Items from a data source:
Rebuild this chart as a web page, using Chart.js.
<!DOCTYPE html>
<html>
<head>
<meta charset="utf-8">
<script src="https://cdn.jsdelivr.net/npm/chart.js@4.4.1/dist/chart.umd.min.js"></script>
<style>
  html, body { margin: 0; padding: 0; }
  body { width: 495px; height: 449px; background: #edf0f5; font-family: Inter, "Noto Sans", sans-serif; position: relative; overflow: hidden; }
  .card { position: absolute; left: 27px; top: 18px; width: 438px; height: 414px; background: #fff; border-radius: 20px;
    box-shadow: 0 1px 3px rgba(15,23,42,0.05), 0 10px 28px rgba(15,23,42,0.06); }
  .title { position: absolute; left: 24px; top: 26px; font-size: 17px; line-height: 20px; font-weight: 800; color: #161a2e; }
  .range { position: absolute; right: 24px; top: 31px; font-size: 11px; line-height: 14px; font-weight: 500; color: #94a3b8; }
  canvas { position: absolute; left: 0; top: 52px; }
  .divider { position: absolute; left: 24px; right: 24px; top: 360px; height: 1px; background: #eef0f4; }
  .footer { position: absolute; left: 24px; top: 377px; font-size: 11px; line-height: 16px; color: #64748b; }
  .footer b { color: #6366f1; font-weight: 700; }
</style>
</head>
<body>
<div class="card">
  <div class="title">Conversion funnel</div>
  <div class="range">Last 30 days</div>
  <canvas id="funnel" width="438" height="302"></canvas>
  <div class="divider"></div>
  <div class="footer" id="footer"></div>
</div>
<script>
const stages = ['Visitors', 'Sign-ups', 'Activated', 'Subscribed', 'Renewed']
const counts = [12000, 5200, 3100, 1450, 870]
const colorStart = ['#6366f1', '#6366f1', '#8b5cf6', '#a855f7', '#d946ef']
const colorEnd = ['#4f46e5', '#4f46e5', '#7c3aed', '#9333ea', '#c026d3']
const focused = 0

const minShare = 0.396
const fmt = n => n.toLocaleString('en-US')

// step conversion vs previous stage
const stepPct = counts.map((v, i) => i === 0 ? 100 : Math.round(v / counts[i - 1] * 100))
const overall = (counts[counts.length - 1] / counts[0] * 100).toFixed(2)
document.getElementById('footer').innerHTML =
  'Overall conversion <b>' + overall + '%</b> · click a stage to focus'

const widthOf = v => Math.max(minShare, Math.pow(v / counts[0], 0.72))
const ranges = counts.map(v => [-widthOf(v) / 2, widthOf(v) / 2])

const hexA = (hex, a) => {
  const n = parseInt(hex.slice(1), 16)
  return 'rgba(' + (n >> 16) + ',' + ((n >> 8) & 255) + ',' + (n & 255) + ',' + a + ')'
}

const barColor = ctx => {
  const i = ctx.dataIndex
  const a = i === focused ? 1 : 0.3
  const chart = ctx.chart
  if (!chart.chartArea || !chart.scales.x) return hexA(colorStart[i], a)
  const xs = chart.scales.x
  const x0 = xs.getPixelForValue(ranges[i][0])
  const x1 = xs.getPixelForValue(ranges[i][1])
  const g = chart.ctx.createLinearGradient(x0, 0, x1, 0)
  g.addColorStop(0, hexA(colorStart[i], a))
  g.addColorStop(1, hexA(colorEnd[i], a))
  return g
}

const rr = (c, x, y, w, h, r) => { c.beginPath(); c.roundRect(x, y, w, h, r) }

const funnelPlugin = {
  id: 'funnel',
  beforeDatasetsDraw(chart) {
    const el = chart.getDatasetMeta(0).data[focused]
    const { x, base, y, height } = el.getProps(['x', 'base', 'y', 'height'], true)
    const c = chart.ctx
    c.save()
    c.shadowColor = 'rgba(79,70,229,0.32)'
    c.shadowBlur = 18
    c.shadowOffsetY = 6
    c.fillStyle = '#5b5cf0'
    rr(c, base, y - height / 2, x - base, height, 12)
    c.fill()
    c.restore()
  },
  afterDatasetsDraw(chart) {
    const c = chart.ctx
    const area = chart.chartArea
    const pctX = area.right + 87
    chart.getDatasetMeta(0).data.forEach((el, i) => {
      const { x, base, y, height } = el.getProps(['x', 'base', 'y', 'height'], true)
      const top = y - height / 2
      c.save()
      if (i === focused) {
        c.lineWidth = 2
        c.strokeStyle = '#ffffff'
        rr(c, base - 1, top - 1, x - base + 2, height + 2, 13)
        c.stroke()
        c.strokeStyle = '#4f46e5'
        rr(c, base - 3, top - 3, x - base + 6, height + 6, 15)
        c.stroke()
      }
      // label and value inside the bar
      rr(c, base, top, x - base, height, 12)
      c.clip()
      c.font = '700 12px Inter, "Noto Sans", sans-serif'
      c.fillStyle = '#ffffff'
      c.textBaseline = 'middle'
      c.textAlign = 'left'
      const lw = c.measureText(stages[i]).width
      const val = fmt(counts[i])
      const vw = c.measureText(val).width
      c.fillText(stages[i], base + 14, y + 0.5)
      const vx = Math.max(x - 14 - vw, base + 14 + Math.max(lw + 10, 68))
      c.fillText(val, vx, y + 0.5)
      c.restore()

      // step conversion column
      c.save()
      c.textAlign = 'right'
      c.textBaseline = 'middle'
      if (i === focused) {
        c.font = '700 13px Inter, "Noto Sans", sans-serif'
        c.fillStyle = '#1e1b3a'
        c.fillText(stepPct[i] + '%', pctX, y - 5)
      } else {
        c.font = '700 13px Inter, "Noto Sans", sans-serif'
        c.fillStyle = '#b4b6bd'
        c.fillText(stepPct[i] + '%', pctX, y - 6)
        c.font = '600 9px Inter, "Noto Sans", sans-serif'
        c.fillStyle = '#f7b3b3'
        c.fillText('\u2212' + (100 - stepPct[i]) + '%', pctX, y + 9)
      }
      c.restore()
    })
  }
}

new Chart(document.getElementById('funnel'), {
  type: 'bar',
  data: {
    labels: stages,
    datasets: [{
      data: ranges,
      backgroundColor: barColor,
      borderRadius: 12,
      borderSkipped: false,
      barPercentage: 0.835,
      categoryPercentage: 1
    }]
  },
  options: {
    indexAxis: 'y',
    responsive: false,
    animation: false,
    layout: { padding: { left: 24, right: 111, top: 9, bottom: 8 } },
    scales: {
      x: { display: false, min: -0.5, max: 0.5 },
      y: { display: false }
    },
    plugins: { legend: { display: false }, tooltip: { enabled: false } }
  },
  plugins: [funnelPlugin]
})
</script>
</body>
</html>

...

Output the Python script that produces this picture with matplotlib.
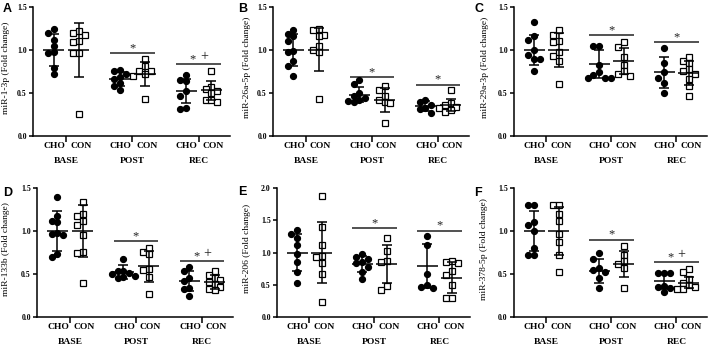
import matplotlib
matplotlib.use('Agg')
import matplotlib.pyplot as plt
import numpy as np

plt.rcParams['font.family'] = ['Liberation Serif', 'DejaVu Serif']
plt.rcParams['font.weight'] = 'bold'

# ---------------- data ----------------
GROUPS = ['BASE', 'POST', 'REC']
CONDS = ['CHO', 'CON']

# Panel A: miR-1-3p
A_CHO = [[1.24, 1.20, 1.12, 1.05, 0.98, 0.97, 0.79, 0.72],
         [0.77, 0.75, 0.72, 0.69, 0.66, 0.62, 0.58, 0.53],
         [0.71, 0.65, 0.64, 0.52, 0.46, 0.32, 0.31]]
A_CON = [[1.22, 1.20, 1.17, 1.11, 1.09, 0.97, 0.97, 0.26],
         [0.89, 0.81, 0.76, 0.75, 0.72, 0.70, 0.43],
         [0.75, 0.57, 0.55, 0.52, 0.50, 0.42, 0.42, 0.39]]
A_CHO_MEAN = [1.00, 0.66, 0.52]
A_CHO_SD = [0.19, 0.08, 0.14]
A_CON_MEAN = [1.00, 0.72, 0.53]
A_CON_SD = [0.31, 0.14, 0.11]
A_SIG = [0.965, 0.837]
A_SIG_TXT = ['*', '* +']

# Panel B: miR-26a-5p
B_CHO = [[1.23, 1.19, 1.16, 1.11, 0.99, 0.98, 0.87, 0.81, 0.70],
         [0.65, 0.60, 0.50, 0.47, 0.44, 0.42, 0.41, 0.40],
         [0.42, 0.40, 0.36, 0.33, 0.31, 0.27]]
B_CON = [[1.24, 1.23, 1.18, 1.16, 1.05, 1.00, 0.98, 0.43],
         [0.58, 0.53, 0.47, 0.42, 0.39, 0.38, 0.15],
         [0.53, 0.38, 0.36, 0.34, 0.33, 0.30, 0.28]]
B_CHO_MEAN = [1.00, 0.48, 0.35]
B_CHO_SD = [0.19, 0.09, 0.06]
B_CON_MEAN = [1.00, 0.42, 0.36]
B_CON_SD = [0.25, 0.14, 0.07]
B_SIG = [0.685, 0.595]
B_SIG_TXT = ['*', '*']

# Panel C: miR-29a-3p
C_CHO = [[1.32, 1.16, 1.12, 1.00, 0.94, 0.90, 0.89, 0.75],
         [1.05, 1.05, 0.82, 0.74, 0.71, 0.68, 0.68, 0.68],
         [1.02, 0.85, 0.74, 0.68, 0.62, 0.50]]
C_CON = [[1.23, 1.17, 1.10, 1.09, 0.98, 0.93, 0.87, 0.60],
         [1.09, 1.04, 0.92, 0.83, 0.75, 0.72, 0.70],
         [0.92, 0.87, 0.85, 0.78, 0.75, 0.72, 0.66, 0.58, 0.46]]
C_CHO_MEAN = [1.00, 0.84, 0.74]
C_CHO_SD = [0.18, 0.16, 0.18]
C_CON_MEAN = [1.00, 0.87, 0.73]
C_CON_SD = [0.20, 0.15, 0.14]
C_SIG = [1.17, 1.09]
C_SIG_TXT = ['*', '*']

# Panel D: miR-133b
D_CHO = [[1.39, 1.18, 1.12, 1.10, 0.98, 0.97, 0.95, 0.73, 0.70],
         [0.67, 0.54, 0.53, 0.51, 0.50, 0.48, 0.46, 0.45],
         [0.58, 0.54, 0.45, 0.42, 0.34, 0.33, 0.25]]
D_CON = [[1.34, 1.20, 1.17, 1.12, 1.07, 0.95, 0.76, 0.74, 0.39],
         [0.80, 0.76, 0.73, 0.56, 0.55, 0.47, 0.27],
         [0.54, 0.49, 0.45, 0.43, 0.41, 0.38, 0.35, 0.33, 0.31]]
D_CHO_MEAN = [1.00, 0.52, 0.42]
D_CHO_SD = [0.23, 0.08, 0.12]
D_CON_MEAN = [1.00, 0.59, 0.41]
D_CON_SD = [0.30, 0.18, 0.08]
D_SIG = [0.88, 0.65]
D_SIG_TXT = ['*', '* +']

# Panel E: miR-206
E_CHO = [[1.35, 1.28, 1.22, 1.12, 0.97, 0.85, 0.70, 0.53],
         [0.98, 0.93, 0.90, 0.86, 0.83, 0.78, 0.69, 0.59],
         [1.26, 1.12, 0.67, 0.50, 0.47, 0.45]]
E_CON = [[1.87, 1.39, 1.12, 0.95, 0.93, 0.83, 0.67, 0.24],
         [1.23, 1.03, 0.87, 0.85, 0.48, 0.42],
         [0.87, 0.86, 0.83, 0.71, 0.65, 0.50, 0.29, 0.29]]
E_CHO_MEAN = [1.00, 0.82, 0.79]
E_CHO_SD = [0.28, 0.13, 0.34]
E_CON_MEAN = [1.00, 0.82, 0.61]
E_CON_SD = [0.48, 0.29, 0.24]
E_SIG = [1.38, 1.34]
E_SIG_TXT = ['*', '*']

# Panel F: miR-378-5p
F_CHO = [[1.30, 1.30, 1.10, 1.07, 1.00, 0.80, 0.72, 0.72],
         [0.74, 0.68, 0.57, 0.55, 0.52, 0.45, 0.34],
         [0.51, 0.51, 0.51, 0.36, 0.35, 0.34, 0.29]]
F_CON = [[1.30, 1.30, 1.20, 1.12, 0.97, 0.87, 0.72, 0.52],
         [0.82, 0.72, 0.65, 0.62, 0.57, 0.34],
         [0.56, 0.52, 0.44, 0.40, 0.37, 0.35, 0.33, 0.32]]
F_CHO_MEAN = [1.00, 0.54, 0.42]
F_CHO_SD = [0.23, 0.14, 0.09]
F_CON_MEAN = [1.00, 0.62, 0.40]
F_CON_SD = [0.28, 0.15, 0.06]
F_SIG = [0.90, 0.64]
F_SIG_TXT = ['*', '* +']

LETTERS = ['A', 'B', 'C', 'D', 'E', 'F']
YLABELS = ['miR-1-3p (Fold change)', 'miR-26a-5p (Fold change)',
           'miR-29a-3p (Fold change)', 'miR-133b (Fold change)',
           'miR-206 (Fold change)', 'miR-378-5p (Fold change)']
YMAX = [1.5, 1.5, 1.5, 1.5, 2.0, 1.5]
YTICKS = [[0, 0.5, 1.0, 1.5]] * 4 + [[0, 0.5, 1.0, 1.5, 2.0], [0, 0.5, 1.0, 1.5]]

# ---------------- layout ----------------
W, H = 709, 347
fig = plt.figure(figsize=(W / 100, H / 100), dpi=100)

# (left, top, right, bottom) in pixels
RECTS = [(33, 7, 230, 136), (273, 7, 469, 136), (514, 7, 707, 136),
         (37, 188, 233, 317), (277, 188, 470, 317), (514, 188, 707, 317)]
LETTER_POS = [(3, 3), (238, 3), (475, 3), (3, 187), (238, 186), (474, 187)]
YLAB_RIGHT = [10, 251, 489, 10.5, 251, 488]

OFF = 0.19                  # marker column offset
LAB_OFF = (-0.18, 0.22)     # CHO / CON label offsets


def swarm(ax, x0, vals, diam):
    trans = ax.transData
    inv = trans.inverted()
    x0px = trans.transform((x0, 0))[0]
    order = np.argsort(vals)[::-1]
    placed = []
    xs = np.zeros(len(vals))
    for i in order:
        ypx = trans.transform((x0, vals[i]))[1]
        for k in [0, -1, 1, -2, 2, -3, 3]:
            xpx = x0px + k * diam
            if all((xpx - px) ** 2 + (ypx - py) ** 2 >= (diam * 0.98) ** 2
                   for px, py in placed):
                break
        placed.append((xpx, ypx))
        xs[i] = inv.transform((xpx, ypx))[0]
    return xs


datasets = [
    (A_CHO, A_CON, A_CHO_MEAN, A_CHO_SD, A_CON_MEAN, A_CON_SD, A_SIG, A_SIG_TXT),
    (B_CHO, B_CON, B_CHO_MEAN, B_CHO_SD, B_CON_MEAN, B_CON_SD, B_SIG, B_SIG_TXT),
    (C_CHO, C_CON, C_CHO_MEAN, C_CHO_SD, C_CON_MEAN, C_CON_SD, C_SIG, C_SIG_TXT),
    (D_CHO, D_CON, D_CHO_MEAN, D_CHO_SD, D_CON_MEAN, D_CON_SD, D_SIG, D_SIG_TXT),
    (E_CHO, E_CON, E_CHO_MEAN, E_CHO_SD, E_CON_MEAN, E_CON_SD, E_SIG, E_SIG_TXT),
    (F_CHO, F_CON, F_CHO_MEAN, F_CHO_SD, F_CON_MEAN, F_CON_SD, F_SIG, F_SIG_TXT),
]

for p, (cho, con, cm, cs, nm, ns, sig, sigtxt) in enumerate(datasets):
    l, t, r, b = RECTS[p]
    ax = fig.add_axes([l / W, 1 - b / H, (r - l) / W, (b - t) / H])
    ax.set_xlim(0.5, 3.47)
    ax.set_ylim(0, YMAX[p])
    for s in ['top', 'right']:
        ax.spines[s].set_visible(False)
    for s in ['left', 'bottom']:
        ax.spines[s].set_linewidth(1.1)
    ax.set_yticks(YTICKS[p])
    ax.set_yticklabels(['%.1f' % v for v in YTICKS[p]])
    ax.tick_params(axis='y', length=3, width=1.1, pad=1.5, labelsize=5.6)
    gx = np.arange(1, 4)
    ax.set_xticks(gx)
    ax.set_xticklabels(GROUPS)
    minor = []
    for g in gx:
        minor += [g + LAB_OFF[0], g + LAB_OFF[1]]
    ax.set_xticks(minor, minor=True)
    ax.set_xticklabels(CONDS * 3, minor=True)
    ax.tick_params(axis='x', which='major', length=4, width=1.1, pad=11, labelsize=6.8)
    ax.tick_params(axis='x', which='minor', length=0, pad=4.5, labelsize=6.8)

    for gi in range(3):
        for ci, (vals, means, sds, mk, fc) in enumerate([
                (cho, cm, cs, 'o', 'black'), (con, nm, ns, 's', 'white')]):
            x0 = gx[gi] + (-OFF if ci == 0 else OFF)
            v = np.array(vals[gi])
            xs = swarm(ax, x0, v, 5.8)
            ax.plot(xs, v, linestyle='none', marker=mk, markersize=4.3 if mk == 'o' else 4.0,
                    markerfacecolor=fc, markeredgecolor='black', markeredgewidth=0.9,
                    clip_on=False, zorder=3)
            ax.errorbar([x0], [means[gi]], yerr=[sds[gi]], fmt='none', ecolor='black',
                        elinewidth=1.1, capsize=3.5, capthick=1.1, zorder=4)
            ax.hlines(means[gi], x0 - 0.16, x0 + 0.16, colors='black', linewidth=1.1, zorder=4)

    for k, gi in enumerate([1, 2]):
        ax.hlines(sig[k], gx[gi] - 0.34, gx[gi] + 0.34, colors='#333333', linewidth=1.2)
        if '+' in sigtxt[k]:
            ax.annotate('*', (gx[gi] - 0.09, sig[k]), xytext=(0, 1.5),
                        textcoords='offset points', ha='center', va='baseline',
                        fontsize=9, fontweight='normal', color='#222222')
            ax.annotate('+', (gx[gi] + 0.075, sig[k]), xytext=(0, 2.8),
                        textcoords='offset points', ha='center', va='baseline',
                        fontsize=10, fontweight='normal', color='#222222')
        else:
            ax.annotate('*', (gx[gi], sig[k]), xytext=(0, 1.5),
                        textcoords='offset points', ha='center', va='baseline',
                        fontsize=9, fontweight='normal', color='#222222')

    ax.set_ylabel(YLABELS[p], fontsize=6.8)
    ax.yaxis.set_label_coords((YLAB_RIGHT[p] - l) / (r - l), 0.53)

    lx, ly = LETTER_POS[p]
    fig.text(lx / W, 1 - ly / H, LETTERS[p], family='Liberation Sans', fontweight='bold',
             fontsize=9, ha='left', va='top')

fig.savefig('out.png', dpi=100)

WHAT IS ASKED: Leave the pictures out and print, exactly as written, every line from the one holding "Output the Python" down to the one holding "C_SIG_TXT = ['*', '*']", both of those included.

IN RESPONSE:
Output the Python script that produces this picture with matplotlib.
import matplotlib
matplotlib.use('Agg')
import matplotlib.pyplot as plt
import numpy as np

plt.rcParams['font.family'] = ['Liberation Serif', 'DejaVu Serif']
plt.rcParams['font.weight'] = 'bold'

# ---------------- data ----------------
GROUPS = ['BASE', 'POST', 'REC']
CONDS = ['CHO', 'CON']

# Panel A: miR-1-3p
A_CHO = [[1.24, 1.20, 1.12, 1.05, 0.98, 0.97, 0.79, 0.72],
         [0.77, 0.75, 0.72, 0.69, 0.66, 0.62, 0.58, 0.53],
         [0.71, 0.65, 0.64, 0.52, 0.46, 0.32, 0.31]]
A_CON = [[1.22, 1.20, 1.17, 1.11, 1.09, 0.97, 0.97, 0.26],
         [0.89, 0.81, 0.76, 0.75, 0.72, 0.70, 0.43],
         [0.75, 0.57, 0.55, 0.52, 0.50, 0.42, 0.42, 0.39]]
A_CHO_MEAN = [1.00, 0.66, 0.52]
A_CHO_SD = [0.19, 0.08, 0.14]
A_CON_MEAN = [1.00, 0.72, 0.53]
A_CON_SD = [0.31, 0.14, 0.11]
A_SIG = [0.965, 0.837]
A_SIG_TXT = ['*', '* +']

# Panel B: miR-26a-5p
B_CHO = [[1.23, 1.19, 1.16, 1.11, 0.99, 0.98, 0.87, 0.81, 0.70],
         [0.65, 0.60, 0.50, 0.47, 0.44, 0.42, 0.41, 0.40],
         [0.42, 0.40, 0.36, 0.33, 0.31, 0.27]]
B_CON = [[1.24, 1.23, 1.18, 1.16, 1.05, 1.00, 0.98, 0.43],
         [0.58, 0.53, 0.47, 0.42, 0.39, 0.38, 0.15],
         [0.53, 0.38, 0.36, 0.34, 0.33, 0.30, 0.28]]
B_CHO_MEAN = [1.00, 0.48, 0.35]
B_CHO_SD = [0.19, 0.09, 0.06]
B_CON_MEAN = [1.00, 0.42, 0.36]
B_CON_SD = [0.25, 0.14, 0.07]
B_SIG = [0.685, 0.595]
B_SIG_TXT = ['*', '*']

# Panel C: miR-29a-3p
C_CHO = [[1.32, 1.16, 1.12, 1.00, 0.94, 0.90, 0.89, 0.75],
         [1.05, 1.05, 0.82, 0.74, 0.71, 0.68, 0.68, 0.68],
         [1.02, 0.85, 0.74, 0.68, 0.62, 0.50]]
C_CON = [[1.23, 1.17, 1.10, 1.09, 0.98, 0.93, 0.87, 0.60],
         [1.09, 1.04, 0.92, 0.83, 0.75, 0.72, 0.70],
         [0.92, 0.87, 0.85, 0.78, 0.75, 0.72, 0.66, 0.58, 0.46]]
C_CHO_MEAN = [1.00, 0.84, 0.74]
C_CHO_SD = [0.18, 0.16, 0.18]
C_CON_MEAN = [1.00, 0.87, 0.73]
C_CON_SD = [0.20, 0.15, 0.14]
C_SIG = [1.17, 1.09]
C_SIG_TXT = ['*', '*']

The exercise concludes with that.